Fort Charles is located on the westernmost promontory of what was once Port Royal and was the largest of several defensive points around the city. It was also one of the largest fortresses built by the English in the Caribbean, and managed to survive both major earthquakes fairly intact. It is a traditional colonial fort structure, with broad walls lined with buildings surrounding a large inner courtyard. Gun batteries line the fort’s perimeter. It now houses a museum with a large collection of artifacts of the sunken city of Port Royal.

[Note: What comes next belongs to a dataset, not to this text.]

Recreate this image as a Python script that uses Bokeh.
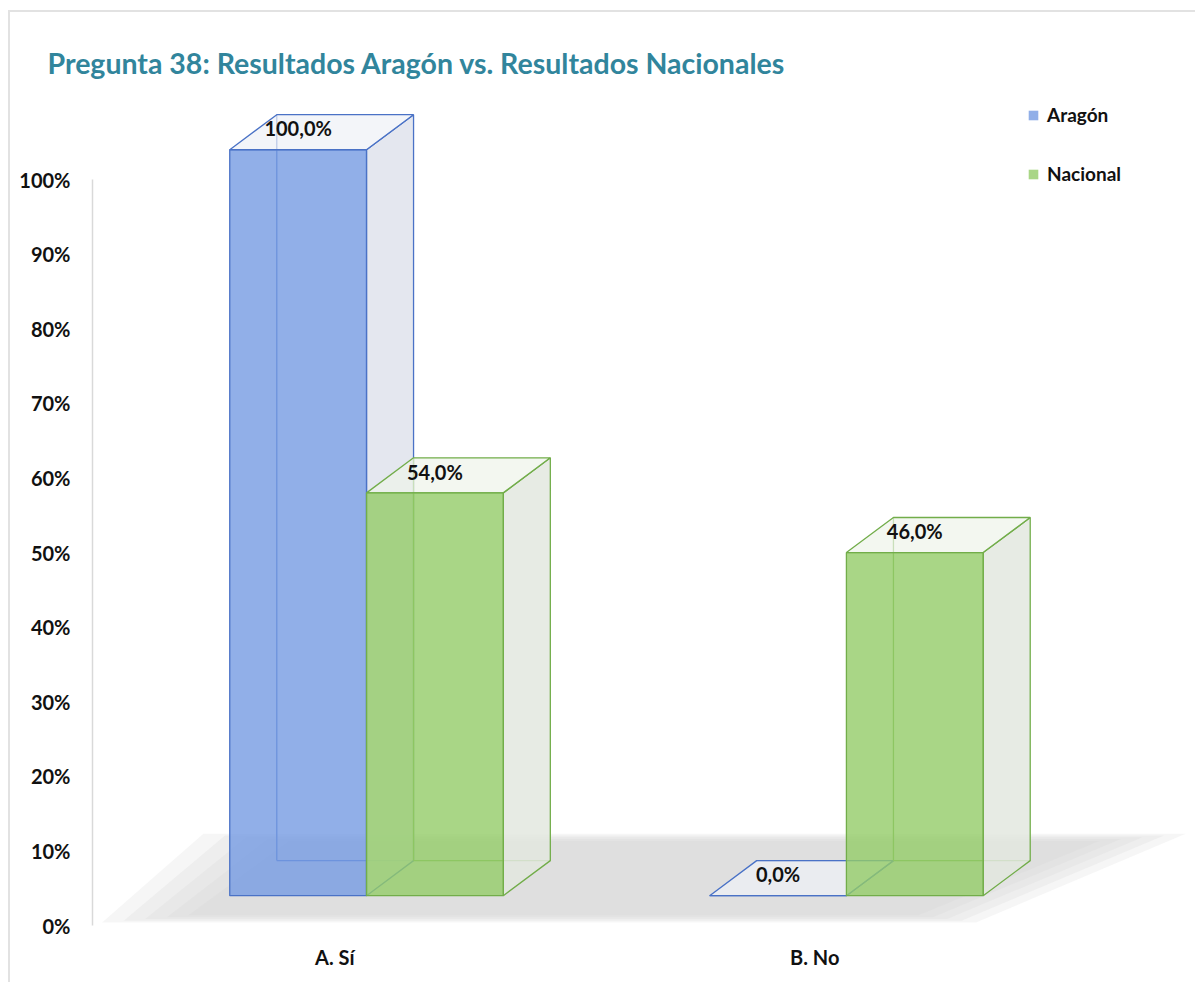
from bokeh.plotting import figure
from bokeh.models import Range1d, FixedTicker, Legend, LegendItem
from bokeh.core.properties import value
from bokeh.embed import file_html
from bokeh.resources import INLINE

# ---------------- data ----------------
categories = ["A. Sí", "B. No"]
series_names = ["Aragón", "Nacional"]
aragon = [100.0, 0.0]
nacional = [54.0, 46.0]
y_ticks = [0, 10, 20, 30, 40, 50, 60, 70, 80, 90, 100]
y_tick_labels = ["0%", "10%", "20%", "30%", "40%", "50%", "60%", "70%", "80%", "90%", "100%"]
title_text = "Pregunta 38: Resultados Aragón vs. Resultados Nacionales"

# ---------------- style ----------------
FONT = "Lato"
W = 0.285      # bar width (category units)
DX = 0.098     # 3D depth offset x (category units)
DY = 4.7       # 3D depth offset y (axis units)
BASE = 4.0     # front face floor offset (axis units)
LABEL_SHIFT = -0.066

styles = [
    dict(fill="#759be2", side="#dfe3ec", top="#eef1f6", line="#4a72c6"),
    dict(fill="#93cc68", side="#e3e8df", top="#eef3ea", line="#72ad4a"),
]

p = figure(width=1187, height=972, output_backend="svg", toolbar_location=None,
           x_range=Range1d(-0.571, 1.717), y_range=Range1d(-0.67, 110.6),
           min_border_left=82, min_border_right=7, min_border_top=88, min_border_bottom=54)
p.outline_line_color = None
p.xgrid.visible = False
p.ygrid.visible = False
p.background_fill_color = "white"
p.border_fill_color = "white"
p.styles = {"margin-left": "8px", "margin-top": "10px",
            "border-top": "2px solid #e2e2e2", "border-left": "2px solid #e2e2e2"}

# title
p.title.text = title_text
p.title.align = "left"
p.title.offset = -45
p.title.standoff = 41
p.title.text_font = FONT
p.title.text_font_style = "bold"
p.title.text_font_size = "28.5px"
p.title.text_color = "#31859c"

# floor (soft grey shadow, layered for a fuzzy edge)
x0r, x1r = p.x_range.start, p.x_range.end
for k in range(5):
    sh = 0.03 * k
    fx = [x0r + 0.02 + sh * 1.5, 1.27 - sh, x1r - 0.01 - sh * 1.5, -0.34 + sh * 1.5]
    fy = [0.4 + sh * 8, 0.4 + sh * 8, 12.3 - sh * 8, 12.3 - sh * 8]
    p.patch(fx, fy, fill_color="#d4d4d4", fill_alpha=0.2, line_color=None)

# 3D boxes
series_vals = [aragon, nacional]
offsets = [-W, 0.0]
legend_renderers = []
for s, vals in enumerate(series_vals):
    st = styles[s]
    lefts = [i + offsets[s] for i in range(len(categories))]
    bx, by = [], []
    side_xs, side_ys, top_xs, top_ys = [], [], [], []
    for x0, v in zip(lefts, vals):
        x1 = x0 + W
        y0, y1 = BASE, BASE + v
        bx += [[x0 + DX, x0 + DX], [x0 + DX, x1 + DX]]
        by += [[y0 + DY, y1 + DY], [y0 + DY, y0 + DY]]
        side_xs.append([x1, x1 + DX, x1 + DX, x1])
        side_ys.append([y0, y0 + DY, y1 + DY, y1])
        top_xs.append([x0, x1, x1 + DX, x0 + DX])
        top_ys.append([y1, y1, y1 + DY, y1 + DY])
    p.multi_line(bx, by, line_color=st["line"], line_width=1.3)
    p.patches(side_xs, side_ys, fill_color=st["side"], fill_alpha=0.85,
              line_color=st["line"], line_width=1.3)
    p.patches(top_xs, top_ys, fill_color=st["top"], fill_alpha=0.7,
              line_color=st["line"], line_width=1.3)
    rights = [l + W for l in lefts]
    bottoms = [BASE] * len(vals)
    tops = [BASE + v for v in vals]
    rf = p.quad(left=lefts, right=rights, bottom=bottoms, top=tops,
                fill_color=st["fill"], fill_alpha=0.8, line_color=None)
    p.quad(left=lefts, right=rights, bottom=bottoms, top=tops,
           fill_color=None, line_color=st["line"], line_width=1.3)
    legend_renderers.append(rf)

# data labels
for s, vals in enumerate(series_vals):
    xs = [i + offsets[s] + W / 2 for i in range(len(categories))]
    ys = [BASE + v + DY / 2 + 0.5 for v in vals]
    txt = [f"{v:.1f}%".replace(".", ",") for v in vals]
    p.text(x=xs, y=ys, text=txt, text_align="center", text_baseline="middle",
           text_font=value(FONT), text_font_style="bold", text_font_size="20px",
           text_color="#111111")

# axes
p.yaxis.ticker = FixedTicker(ticks=y_ticks)
p.yaxis.major_label_overrides = {t: l for t, l in zip(y_ticks, y_tick_labels)}
p.yaxis.bounds = (0, 100)
p.yaxis.axis_line_color = "#d9d9d9"
p.yaxis.axis_line_width = 1.5
p.yaxis.major_tick_line_color = None
p.yaxis.minor_tick_line_color = None
p.yaxis.major_tick_out = 0
p.yaxis.major_label_standoff = 22
p.yaxis.major_label_text_font = FONT
p.yaxis.major_label_text_font_style = "bold"
p.yaxis.major_label_text_font_size = "20px"
p.yaxis.major_label_text_color = "#111111"

x_ticks = [round(i + LABEL_SHIFT, 3) for i in range(len(categories))]
p.xaxis.ticker = FixedTicker(ticks=x_ticks)
p.xaxis.major_label_overrides = {t: l for t, l in zip(x_ticks, categories)}
p.xaxis.axis_line_color = None
p.xaxis.major_tick_line_color = None
p.xaxis.minor_tick_line_color = None
p.xaxis.major_tick_out = 0
p.xaxis.major_label_standoff = 14
p.xaxis.major_label_text_font = FONT
p.xaxis.major_label_text_font_style = "bold"
p.xaxis.major_label_text_font_size = "20px"
p.xaxis.major_label_text_color = "#111111"

# legend
items = [LegendItem(label=name, renderers=[r]) for name, r in zip(series_names, legend_renderers)]
legend = Legend(items=items, location=(935, 745), orientation="vertical",
                spacing=36, glyph_width=12, glyph_height=12, label_standoff=8,
                padding=0, margin=0, border_line_color=None, background_fill_alpha=0,
                label_text_font=FONT, label_text_font_style="bold",
                label_text_font_size="19px", label_text_color="#111111",
                label_height=20)
p.add_layout(legend)

open("out.html", "w").write(file_html(p, INLINE))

Brimstone Hill Fortress is among the largest fortifications in the Caribbean, and thanks to its position at the top of a steep, heavily wooded hill it was long considered one of the most impregnable, earning it the nickname the Gibraltar of the West Indies. Its unconventional layout, taking advantage of the natural terrain, is stunning but confusing. Highlights include a series of outworks and bastions along with the mighty Fort George Citadel. Abandoned by the late-19th century, the fortress was eventually restored and designated a national park. The Brimstone Hill Fortress is a UNESCO World Heritage Site.
Fort Charlotte overlooks the city of Nassau and is accessible on foot from both downtown and the cruise ship terminal. It is open daily from 8:00am to 3:00pm. There is no cost of admission. Fort Charles is located on a peninsula a few miles south of Kingston. The museum is open Mondays through Thursdays from 9:30am-4:30pm. Admission price was not available as of the time of this writing. The Brimstone Hill Fortress is open every day except for Christmas and Good Friday from 9:30am-5:30pm. The cost of admission is $8.00. Web: www.bahamas.com (official website of Fort Charlotte); www.jnht.com (official website of Fort Charles); www.brimstonehillfortress.org (official website).
Like the Spanish, the British were prolific fortress builders in the Caribbean. They were also prolific fortress acquirers. Besides the above, some of the best are Fort Montague in New Providence in the Bahamas; and Fort King George in Scarborough on the island of Tobago.